All these qualities are illustrated for the umpteenth time by David's latest post, supposedly motivated by my "attack" on him for praising Feingold's remarks. As consumers of Sirota's rhetoric know, anyone who disagrees with him, however mildly or briefly, is invariably "attacking" him and "lying" about him. He can sure dish it out, but for a blogospheric street-fighter, he has a hard time taking it.
What's hilarious is that the "lie" David accuses me of comes from my suggestion that maybe the DLC isn't the political behemoth its more paranoid critics always assume it to be. Why is that so offensive to Sirota? Maybe because if the DLC is not the ultimate Giant, then David Sirota ain't no giant-killer, either.
The Sirota style is perhaps best illustrated by his choice of words to describe yours truly: "formerly a Zell Miller staffer," underlined with a link to a news report about Miller's despicable 2004 Republican National Convention speech. The reader is presumably to understand that my secret fidelity to the GOP cause--which of course, I am lying about--is exposed by this association. Here's the thing: I worked for Zell from the fall of 1992 until the end of 1994, in a period when absolutely no one thought of him as anything other than a very loyal and partisan Democrat--indeed, as a bit of a "populist." And I have written far more sad and angry words (here, here, here, and here) about Miller's slide into apostasy and his eagerness to serve his old enemies in the GOP than anybody else you will meet.
So my work for Zell Miller in the early 90s is clearly no more relevant today than David Sirota's interest in working for me and Al From in 1997. If I did a post casually referring to Sirota as a "disappointed job-seeker at the DLC," he'd be rightly offended. But he shouldn't be able to have it both ways.
Lots of bloggers I talk with have the same private opinion of David Sirota's tactics as I do, but think he's useful to The Cause, precisely because he matches the single-minded energy and "take no prisoners" style of bloggers and pundits on the Right. Indeed, that's what Matt Yglesias concluded in his American Prospect review of Hostile Takeover--a review, BTW, that sparked a long Sirota post repeatedly accusing Matt of various forms of dishonesty, including "dishonest regurgitation of Big Business's talking points."
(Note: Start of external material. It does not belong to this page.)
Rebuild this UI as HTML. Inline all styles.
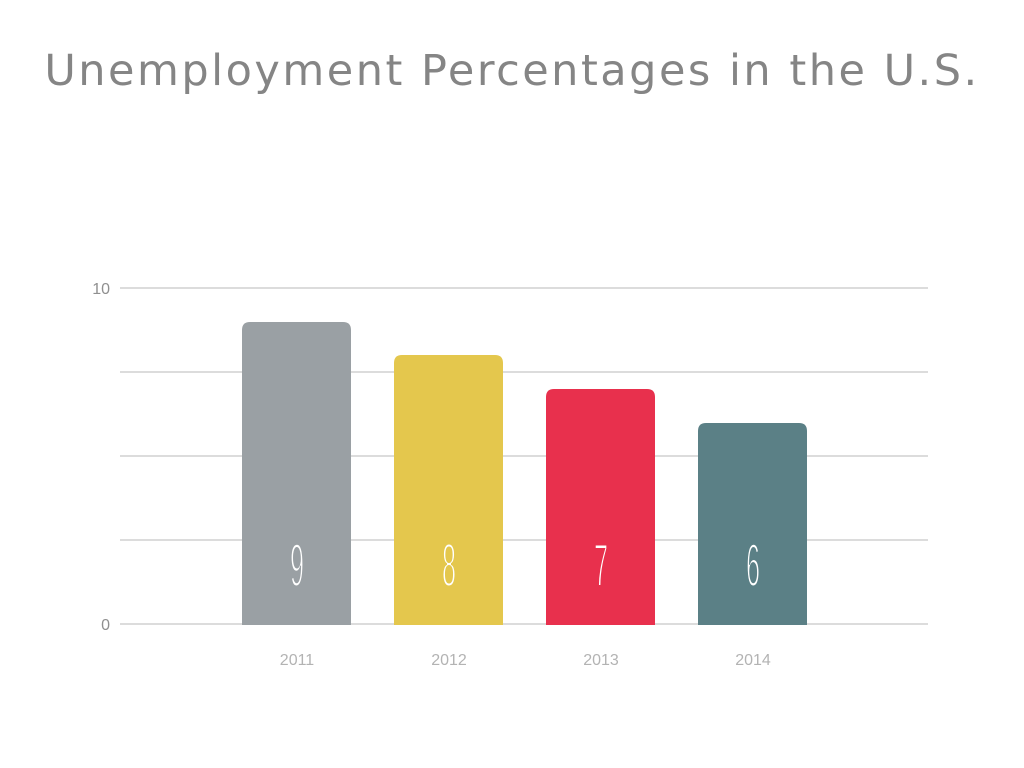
<!DOCTYPE html>
<html><head><style>
html,body{margin:0;padding:0;background:#fff;width:1024px;height:768px;overflow:hidden}
</style></head><body>
<svg width="1024" height="768" xmlns="http://www.w3.org/2000/svg">
<text x="512" y="85" text-anchor="middle" font-family="DejaVu Sans, sans-serif" font-size="43" letter-spacing="2.5" fill="#858585">Unemployment Percentages in the U.S.</text>
<g stroke="#dcdcdc" stroke-width="2">
<line x1="120" y1="288" x2="928" y2="288"/>
<line x1="120" y1="372" x2="928" y2="372"/>
<line x1="120" y1="456" x2="928" y2="456"/>
<line x1="120" y1="540" x2="928" y2="540"/>
<line x1="120" y1="624" x2="928" y2="624"/>
</g>
<g font-family="Liberation Sans, sans-serif" font-size="16" fill="#8f8f8f" text-anchor="end">
<text x="110" y="294">10</text>
<text x="110" y="630">0</text>
</g>
<path d="M242,625 V330 Q242,322 250,322 H343 Q351,322 351,330 V625 Z" fill="#9aa0a4"/>
<path d="M394,625 V363 Q394,355 402,355 H495 Q503,355 503,363 V625 Z" fill="#e4c74d"/>
<path d="M546,625 V397 Q546,389 554,389 H647 Q655,389 655,397 V625 Z" fill="#e8304d"/>
<path d="M698,625 V431 Q698,423 706,423 H799 Q807,423 807,431 V625 Z" fill="#5b8086"/>
<g font-family="Liberation Sans, sans-serif" font-size="60" fill="#fff" text-anchor="middle" stroke-width="2">
<text transform="translate(297,586) scale(0.42,1)" stroke="#9aa0a4">9</text>
<text transform="translate(449,586) scale(0.42,1)" stroke="#e4c74d">8</text>
<text transform="translate(601,586) scale(0.42,1)" stroke="#e8304d">7</text>
<text transform="translate(753,586) scale(0.42,1)" stroke="#5b8086">6</text>
</g>
<g font-family="Liberation Sans, sans-serif" font-size="16" fill="#b3b3b3" text-anchor="middle">
<text x="297" y="665">2011</text>
<text x="449" y="665">2012</text>
<text x="601" y="665">2013</text>
<text x="753" y="665">2014</text>
</g>
</svg>
</body></html>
If that's so; if Sirota's type of fulmination actually contributes to the goal of expelling the venal GOP gang that's running our country right now, then I suppose the offense caused by his chronic character attacks on fellow Democrats is just acceptable collateral damage. But I really don't see that calling people like me or Matt liars serves any purpose other than to start stupid fights that aggrandize Sirota's self-image as a brave truth-teller fighting the godless and omnipotent Washington Establishment. I wish some of his friends who find his talent for invective so useful would have a private word to him now and then and suggest there are a few lines in intra-party debate that should not be crossed.